Energy-conserving hyper-reduction and temporal localization for reduced order models of the incompressible Navier-Stokes equations

Abstract

A novel hyper-reduction method is proposed that conserves kinetic energy and momentum for reduced order models of the incompressible Navier-Stokes equations. The main advantage of conservation of kinetic energy is that it endows the hyper-reduced order model (hROM) with a nonlinear stability property. The new method poses the discrete empirical interpolation method (DEIM) as a minimization problem and subsequently imposes constraints to conserve kinetic energy.

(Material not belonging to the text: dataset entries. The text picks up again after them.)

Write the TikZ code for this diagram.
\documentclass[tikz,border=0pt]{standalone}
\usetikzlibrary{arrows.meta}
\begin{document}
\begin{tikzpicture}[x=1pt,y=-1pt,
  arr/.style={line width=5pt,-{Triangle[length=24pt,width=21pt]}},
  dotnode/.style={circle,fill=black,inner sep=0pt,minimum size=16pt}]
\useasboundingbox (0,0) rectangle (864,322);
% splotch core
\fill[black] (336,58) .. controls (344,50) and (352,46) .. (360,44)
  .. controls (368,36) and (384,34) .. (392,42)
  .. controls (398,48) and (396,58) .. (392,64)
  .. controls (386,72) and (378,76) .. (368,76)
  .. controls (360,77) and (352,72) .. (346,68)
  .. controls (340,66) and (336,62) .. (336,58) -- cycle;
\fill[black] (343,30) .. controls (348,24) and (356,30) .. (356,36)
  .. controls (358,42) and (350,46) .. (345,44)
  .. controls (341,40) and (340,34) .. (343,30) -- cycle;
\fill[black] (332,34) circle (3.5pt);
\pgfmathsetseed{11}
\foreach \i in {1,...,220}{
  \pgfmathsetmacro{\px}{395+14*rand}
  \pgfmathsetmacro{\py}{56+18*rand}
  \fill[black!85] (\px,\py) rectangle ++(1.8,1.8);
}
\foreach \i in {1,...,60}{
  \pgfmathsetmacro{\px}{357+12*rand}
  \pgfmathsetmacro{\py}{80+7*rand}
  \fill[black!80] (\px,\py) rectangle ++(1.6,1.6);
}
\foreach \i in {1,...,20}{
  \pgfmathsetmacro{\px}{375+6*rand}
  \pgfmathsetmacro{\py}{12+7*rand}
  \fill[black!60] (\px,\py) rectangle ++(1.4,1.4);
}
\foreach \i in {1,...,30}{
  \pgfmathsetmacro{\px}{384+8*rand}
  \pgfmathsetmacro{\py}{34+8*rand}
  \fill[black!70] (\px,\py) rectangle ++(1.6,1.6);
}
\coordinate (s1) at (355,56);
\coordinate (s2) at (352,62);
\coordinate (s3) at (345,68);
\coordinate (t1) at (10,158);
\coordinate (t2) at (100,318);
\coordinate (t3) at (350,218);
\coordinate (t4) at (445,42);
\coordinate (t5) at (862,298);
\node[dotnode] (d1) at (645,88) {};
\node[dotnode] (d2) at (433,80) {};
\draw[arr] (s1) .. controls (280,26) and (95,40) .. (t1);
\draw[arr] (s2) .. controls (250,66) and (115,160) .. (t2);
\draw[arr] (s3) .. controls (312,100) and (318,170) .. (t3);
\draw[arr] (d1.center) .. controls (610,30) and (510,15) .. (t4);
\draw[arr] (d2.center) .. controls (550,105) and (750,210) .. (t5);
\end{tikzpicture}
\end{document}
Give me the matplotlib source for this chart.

Two methods are proposed to improve the robustness of the new method against error accumulation: oversampling and Mahalanobis regularization. Mahalanobis regularization has the benefit of not requiring additional measurement points. Furthermore, a novel method is proposed to perform energy- and momentum-conserving temporal localization with the principle interval decomposition: new interface conditions are derived such that energy and momentum are conserved for a full time-integration instead of only during separate intervals. The performance of the new energy- and momentum-conserving hyper-reduction methods and the energy- and momentum-conserving temporal localization method is analysed using three convection-dominated test cases; a shear-layer roll-up, two-dimensional homogeneous isotropic turbulence and a time-periodic inviscid flow consisting of a vortex in a uniform background flow. Our main finding is that energy conservation in combination with oversampling or regularization leads to a robust method with excellent long time stability properties. When any of these two ingredients is missing, accuracy and/or stability is significantly impaired.